____ Raw data

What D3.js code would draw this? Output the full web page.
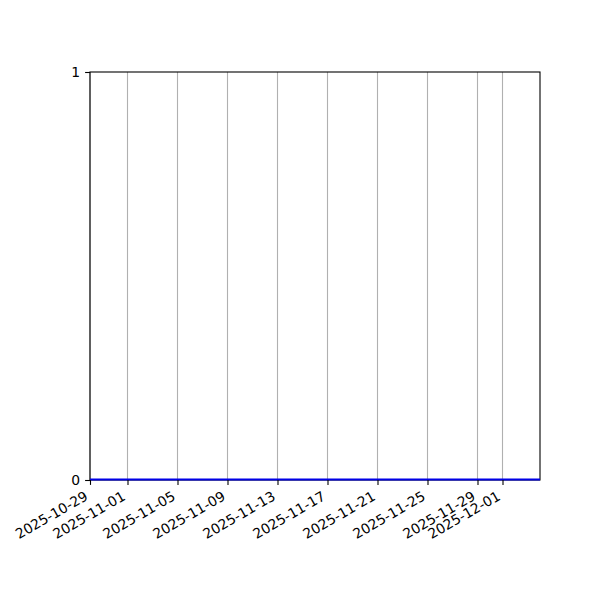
<!DOCTYPE html>
<html>
<head>
<meta charset="utf-8">
<script src="https://cdn.jsdelivr.net/npm/d3@7"></script>
<style>
  body { margin: 0; background: #fff; }
  text { font-family: "DejaVu Sans", sans-serif; }
</style>
</head>
<body>
<div class="canva"></div>
<script>
// data: one flat series at zero
var dates = ["2025-10-29","2025-10-30","2025-10-31","2025-11-01","2025-11-02","2025-11-03",
  "2025-11-04","2025-11-05","2025-11-06","2025-11-07","2025-11-08","2025-11-09","2025-11-10",
  "2025-11-11","2025-11-12","2025-11-13","2025-11-14","2025-11-15","2025-11-16","2025-11-17",
  "2025-11-18","2025-11-19","2025-11-20","2025-11-21","2025-11-22","2025-11-23","2025-11-24",
  "2025-11-25","2025-11-26","2025-11-27","2025-11-28","2025-11-29","2025-11-30","2025-12-01",
  "2025-12-02","2025-12-03","2025-12-04"];
var values = [0,0,0,0,0,0,0,0,0,0,0,0,0,0,0,0,0,0,0,0,0,0,0,0,0,0,0,0,0,0,0,0,0,0,0,0,0];
var xTickLabels = ["2025-10-29","2025-11-01","2025-11-05","2025-11-09","2025-11-13",
  "2025-11-17","2025-11-21","2025-11-25","2025-11-29","2025-12-01"];
var yTicks = [0, 1];

var margin = {top: 72, right: 60, bottom: 120, left: 90},
    width = 600 - margin.left - margin.right,
    height = 600 - margin.top - margin.bottom;

var parse = d3.utcParse("%Y-%m-%d");
var data = dates.map(function(d, i) { return {date: parse(d), value: values[i]}; });

var svg = d3.select(".canva")
  .append("svg")
    .attr("width", 600)
    .attr("height", 600)
  .append("g")
    .attr("transform", "translate(" + margin.left + "," + margin.top + ")");

var x = d3.scaleUtc()
  .domain(d3.extent(data, function(d) { return d.date; }))
  .range([0, width]);
var y = d3.scaleLinear()
  .domain([0, 1])
  .range([height, 0]);

// vertical grid
svg.selectAll(".grid")
  .data(xTickLabels)
  .enter()
  .append("line")
    .attr("x1", function(d) { return x(parse(d)); })
    .attr("x2", function(d) { return x(parse(d)); })
    .attr("y1", 0)
    .attr("y2", height)
    .attr("stroke", "#b0b0b0")
    .attr("stroke-width", 1.1);

// frame
svg.append("rect")
  .attr("width", width)
  .attr("height", height)
  .attr("fill", "none")
  .attr("stroke", "#000")
  .attr("stroke-width", 1.1);

// line (sits on top of the bottom spine, shifted up a hair)
svg.append("path")
  .datum(data)
  .attr("fill", "none")
  .attr("stroke", "#0000e6")
  .attr("stroke-width", 2)
  .attr("transform", "translate(0,-0.6)")
  .attr("d", d3.line()
    .x(function(d) { return x(d.date); })
    .y(function(d) { return y(d.value); }));

// X axis
var xAxis = svg.append("g")
  .attr("transform", "translate(0," + height + ")")
  .call(d3.axisBottom(x)
    .tickValues(xTickLabels.map(parse))
    .tickFormat(d3.utcFormat("%Y-%m-%d"))
    .tickSize(4.9)
    .tickSizeOuter(0));
xAxis.select(".domain").remove();
xAxis.selectAll(".tick line").attr("stroke-width", 1.1);
xAxis.selectAll("text")
  .attr("y", 0)
  .attr("dy", null)
  .attr("font-family", "DejaVu Sans")
  .attr("font-size", 13.9)
  .attr("fill", "#000")
  .attr("transform", "translate(-1.6,19) rotate(-30)")
  .style("text-anchor", "end");

// Y axis
var yAxis = svg.append("g")
  .call(d3.axisLeft(y)
    .tickValues(yTicks)
    .tickFormat(d3.format("d"))
    .tickSize(4.9)
    .tickPadding(4.9)
    .tickSizeOuter(0));
yAxis.select(".domain").remove();
yAxis.selectAll(".tick line").attr("stroke-width", 1.1);
yAxis.selectAll("text")
  .attr("font-family", "DejaVu Sans")
  .attr("font-size", 13.9)
  .attr("fill", "#000");
</script>
</body>
</html>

________

**What you need to do:** Give every line back word for word and leave the pictures out.

**Result for this task:**
What D3.js code would draw this? Output the full web page.
<!DOCTYPE html>
<html>
<head>
<meta charset="utf-8">
<script src="https://cdn.jsdelivr.net/npm/d3@7"></script>
<style>
  body { margin: 0; background: #fff; }
  text { font-family: "DejaVu Sans", sans-serif; }
</style>
</head>
<body>
<div class="canva"></div>
<script>
// data: one flat series at zero
var dates = ["2025-10-29","2025-10-30","2025-10-31","2025-11-01","2025-11-02","2025-11-03",
  "2025-11-04","2025-11-05","2025-11-06","2025-11-07","2025-11-08","2025-11-09","2025-11-10",
  "2025-11-11","2025-11-12","2025-11-13","2025-11-14","2025-11-15","2025-11-16","2025-11-17",
  "2025-11-18","2025-11-19","2025-11-20","2025-11-21","2025-11-22","2025-11-23","2025-11-24",
  "2025-11-25","2025-11-26","2025-11-27","2025-11-28","2025-11-29","2025-11-30","2025-12-01",
  "2025-12-02","2025-12-03","2025-12-04"];
var values = [0,0,0,0,0,0,0,0,0,0,0,0,0,0,0,0,0,0,0,0,0,0,0,0,0,0,0,0,0,0,0,0,0,0,0,0,0];
var xTickLabels = ["2025-10-29","2025-11-01","2025-11-05","2025-11-09","2025-11-13",
  "2025-11-17","2025-11-21","2025-11-25","2025-11-29","2025-12-01"];
var yTicks = [0, 1];

var margin = {top: 72, right: 60, bottom: 120, left: 90},
    width = 600 - margin.left - margin.right,
    height = 600 - margin.top - margin.bottom;

var parse = d3.utcParse("%Y-%m-%d");
var data = dates.map(function(d, i) { return {date: parse(d), value: values[i]}; });

var svg = d3.select(".canva")
  .append("svg")
    .attr("width", 600)
    .attr("height", 600)
  .append("g")
    .attr("transform", "translate(" + margin.left + "," + margin.top + ")");

var x = d3.scaleUtc()
  .domain(d3.extent(data, function(d) { return d.date; }))
  .range([0, width]);
var y = d3.scaleLinear()
  .domain([0, 1])
  .range([height, 0]);

// vertical grid
svg.selectAll(".grid")
  .data(xTickLabels)
  .enter()
  .append("line")
    .attr("x1", function(d) { return x(parse(d)); })
    .attr("x2", function(d) { return x(parse(d)); })
    .attr("y1", 0)
    .attr("y2", height)
    .attr("stroke", "#b0b0b0")
    .attr("stroke-width", 1.1);

// frame
svg.append("rect")
  .attr("width", width)
  .attr("height", height)
  .attr("fill", "none")
  .attr("stroke", "#000")
  .attr("stroke-width", 1.1);

// line (sits on top of the bottom spine, shifted up a hair)
svg.append("path")
  .datum(data)
  .attr("fill", "none")
  .attr("stroke", "#0000e6")
  .attr("stroke-width", 2)
  .attr("transform", "translate(0,-0.6)")
  .attr("d", d3.line()
    .x(function(d) { return x(d.date); })
    .y(function(d) { return y(d.value); }));

// X axis
var xAxis = svg.append("g")
  .attr("transform", "translate(0," + height + ")")
  .call(d3.axisBottom(x)
    .tickValues(xTickLabels.map(parse))
    .tickFormat(d3.utcFormat("%Y-%m-%d"))
    .tickSize(4.9)
    .tickSizeOuter(0));
xAxis.select(".domain").remove();
xAxis.selectAll(".tick line").attr("stroke-width", 1.1);
xAxis.selectAll("text")
  .attr("y", 0)
  .attr("dy", null)
  .attr("font-family", "DejaVu Sans")
  .attr("font-size", 13.9)
  .attr("fill", "#000")
  .attr("transform", "translate(-1.6,19) rotate(-30)")
  .style("text-anchor", "end");

// Y axis
var yAxis = svg.append("g")
  .call(d3.axisLeft(y)
    .tickValues(yTicks)
    .tickFormat(d3.format("d"))
    .tickSize(4.9)
    .tickPadding(4.9)
    .tickSizeOuter(0));
yAxis.select(".domain").remove();
yAxis.selectAll(".tick line").attr("stroke-width", 1.1);
yAxis.selectAll("text")
  .attr("font-family", "DejaVu Sans")
  .attr("font-size", 13.9)
  .attr("fill", "#000");
</script>
</body>
</html>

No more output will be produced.